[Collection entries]
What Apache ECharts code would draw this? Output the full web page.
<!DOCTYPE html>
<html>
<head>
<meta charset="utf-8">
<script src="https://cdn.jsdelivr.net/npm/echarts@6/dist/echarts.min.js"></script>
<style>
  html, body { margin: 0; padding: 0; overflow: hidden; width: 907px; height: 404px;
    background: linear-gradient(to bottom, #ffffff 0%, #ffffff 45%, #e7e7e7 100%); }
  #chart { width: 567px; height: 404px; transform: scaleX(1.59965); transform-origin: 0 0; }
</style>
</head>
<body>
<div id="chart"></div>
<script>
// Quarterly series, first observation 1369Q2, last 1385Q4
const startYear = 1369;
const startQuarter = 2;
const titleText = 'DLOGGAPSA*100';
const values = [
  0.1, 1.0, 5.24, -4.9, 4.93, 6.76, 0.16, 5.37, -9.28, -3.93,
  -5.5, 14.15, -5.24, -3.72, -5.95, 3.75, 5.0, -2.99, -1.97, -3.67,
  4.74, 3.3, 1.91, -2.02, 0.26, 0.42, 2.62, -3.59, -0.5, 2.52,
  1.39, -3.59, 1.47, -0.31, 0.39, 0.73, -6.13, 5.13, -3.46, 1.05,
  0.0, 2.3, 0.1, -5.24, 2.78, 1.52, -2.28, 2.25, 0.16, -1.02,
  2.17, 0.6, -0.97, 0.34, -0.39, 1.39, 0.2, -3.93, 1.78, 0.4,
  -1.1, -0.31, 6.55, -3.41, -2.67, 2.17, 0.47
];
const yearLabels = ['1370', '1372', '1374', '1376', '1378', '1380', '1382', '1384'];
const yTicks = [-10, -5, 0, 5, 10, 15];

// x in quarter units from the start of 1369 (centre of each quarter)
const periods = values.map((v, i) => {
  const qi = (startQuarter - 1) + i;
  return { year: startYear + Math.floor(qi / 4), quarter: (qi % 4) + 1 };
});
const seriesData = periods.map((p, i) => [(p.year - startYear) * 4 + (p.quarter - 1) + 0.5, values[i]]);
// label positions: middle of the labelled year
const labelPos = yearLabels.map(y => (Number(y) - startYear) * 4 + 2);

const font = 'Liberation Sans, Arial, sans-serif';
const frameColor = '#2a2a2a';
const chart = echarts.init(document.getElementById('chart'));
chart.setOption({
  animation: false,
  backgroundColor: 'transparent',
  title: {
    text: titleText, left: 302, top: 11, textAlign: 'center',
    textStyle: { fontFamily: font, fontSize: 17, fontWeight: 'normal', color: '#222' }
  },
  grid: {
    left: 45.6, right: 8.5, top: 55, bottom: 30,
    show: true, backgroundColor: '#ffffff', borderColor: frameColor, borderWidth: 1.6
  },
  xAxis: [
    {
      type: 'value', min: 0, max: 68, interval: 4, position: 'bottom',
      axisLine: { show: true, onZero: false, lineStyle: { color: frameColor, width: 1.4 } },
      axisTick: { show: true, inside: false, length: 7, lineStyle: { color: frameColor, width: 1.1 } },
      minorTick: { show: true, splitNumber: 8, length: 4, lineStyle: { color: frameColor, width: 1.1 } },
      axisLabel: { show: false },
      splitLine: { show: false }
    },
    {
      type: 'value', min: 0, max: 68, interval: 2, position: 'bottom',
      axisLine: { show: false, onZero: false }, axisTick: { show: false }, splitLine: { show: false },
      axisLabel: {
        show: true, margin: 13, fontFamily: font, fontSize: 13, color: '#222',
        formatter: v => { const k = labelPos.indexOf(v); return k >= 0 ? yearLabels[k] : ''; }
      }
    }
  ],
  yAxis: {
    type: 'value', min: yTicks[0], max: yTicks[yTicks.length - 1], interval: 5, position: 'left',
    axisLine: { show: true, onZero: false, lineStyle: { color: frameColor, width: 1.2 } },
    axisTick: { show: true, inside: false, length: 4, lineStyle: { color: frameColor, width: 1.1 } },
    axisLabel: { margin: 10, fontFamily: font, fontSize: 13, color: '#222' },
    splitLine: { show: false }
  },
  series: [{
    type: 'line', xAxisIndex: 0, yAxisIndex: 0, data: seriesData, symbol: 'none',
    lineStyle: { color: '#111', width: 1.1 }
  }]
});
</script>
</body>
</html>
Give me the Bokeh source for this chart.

Short exercise: Print all the data exactly.

Expected answer:
What Apache ECharts code would draw this? Output the full web page.
<!DOCTYPE html>
<html>
<head>
<meta charset="utf-8">
<script src="https://cdn.jsdelivr.net/npm/echarts@6/dist/echarts.min.js"></script>
<style>
  html, body { margin: 0; padding: 0; overflow: hidden; width: 907px; height: 404px;
    background: linear-gradient(to bottom, #ffffff 0%, #ffffff 45%, #e7e7e7 100%); }
  #chart { width: 567px; height: 404px; transform: scaleX(1.59965); transform-origin: 0 0; }
</style>
</head>
<body>
<div id="chart"></div>
<script>
// Quarterly series, first observation 1369Q2, last 1385Q4
const startYear = 1369;
const startQuarter = 2;
const titleText = 'DLOGGAPSA*100';
const values = [
  0.1, 1.0, 5.24, -4.9, 4.93, 6.76, 0.16, 5.37, -9.28, -3.93,
  -5.5, 14.15, -5.24, -3.72, -5.95, 3.75, 5.0, -2.99, -1.97, -3.67,
  4.74, 3.3, 1.91, -2.02, 0.26, 0.42, 2.62, -3.59, -0.5, 2.52,
  1.39, -3.59, 1.47, -0.31, 0.39, 0.73, -6.13, 5.13, -3.46, 1.05,
  0.0, 2.3, 0.1, -5.24, 2.78, 1.52, -2.28, 2.25, 0.16, -1.02,
  2.17, 0.6, -0.97, 0.34, -0.39, 1.39, 0.2, -3.93, 1.78, 0.4,
  -1.1, -0.31, 6.55, -3.41, -2.67, 2.17, 0.47
];
const yearLabels = ['1370', '1372', '1374', '1376', '1378', '1380', '1382', '1384'];
const yTicks = [-10, -5, 0, 5, 10, 15];

// x in quarter units from the start of 1369 (centre of each quarter)
const periods = values.map((v, i) => {
  const qi = (startQuarter - 1) + i;
  return { year: startYear + Math.floor(qi / 4), quarter: (qi % 4) + 1 };
});
const seriesData = periods.map((p, i) => [(p.year - startYear) * 4 + (p.quarter - 1) + 0.5, values[i]]);
// label positions: middle of the labelled year
const labelPos = yearLabels.map(y => (Number(y) - startYear) * 4 + 2);

const font = 'Liberation Sans, Arial, sans-serif';
const frameColor = '#2a2a2a';
const chart = echarts.init(document.getElementById('chart'));
chart.setOption({
  animation: false,
  backgroundColor: 'transparent',
  title: {
    text: titleText, left: 302, top: 11, textAlign: 'center',
    textStyle: { fontFamily: font, fontSize: 17, fontWeight: 'normal', color: '#222' }
  },
  grid: {
    left: 45.6, right: 8.5, top: 55, bottom: 30,
    show: true, backgroundColor: '#ffffff', borderColor: frameColor, borderWidth: 1.6
  },
  xAxis: [
    {
      type: 'value', min: 0, max: 68, interval: 4, position: 'bottom',
      axisLine: { show: true, onZero: false, lineStyle: { color: frameColor, width: 1.4 } },
      axisTick: { show: true, inside: false, length: 7, lineStyle: { color: frameColor, width: 1.1 } },
      minorTick: { show: true, splitNumber: 8, length: 4, lineStyle: { color: frameColor, width: 1.1 } },
      axisLabel: { show: false },
      splitLine: { show: false }
    },
    {
      type: 'value', min: 0, max: 68, interval: 2, position: 'bottom',
      axisLine: { show: false, onZero: false }, axisTick: { show: false }, splitLine: { show: false },
      axisLabel: {
        show: true, margin: 13, fontFamily: font, fontSize: 13, color: '#222',
        formatter: v => { const k = labelPos.indexOf(v); return k >= 0 ? yearLabels[k] : ''; }
      }
    }
  ],
  yAxis: {
    type: 'value', min: yTicks[0], max: yTicks[yTicks.length - 1], interval: 5, position: 'left',
    axisLine: { show: true, onZero: false, lineStyle: { color: frameColor, width: 1.2 } },
    axisTick: { show: true, inside: false, length: 4, lineStyle: { color: frameColor, width: 1.1 } },
    axisLabel: { margin: 10, fontFamily: font, fontSize: 13, color: '#222' },
    splitLine: { show: false }
  },
  series: [{
    type: 'line', xAxisIndex: 0, yAxisIndex: 0, data: seriesData, symbol: 'none',
    lineStyle: { color: '#111', width: 1.1 }
  }]
});
</script>
</body>
</html>
Give me the Bokeh source for this chart.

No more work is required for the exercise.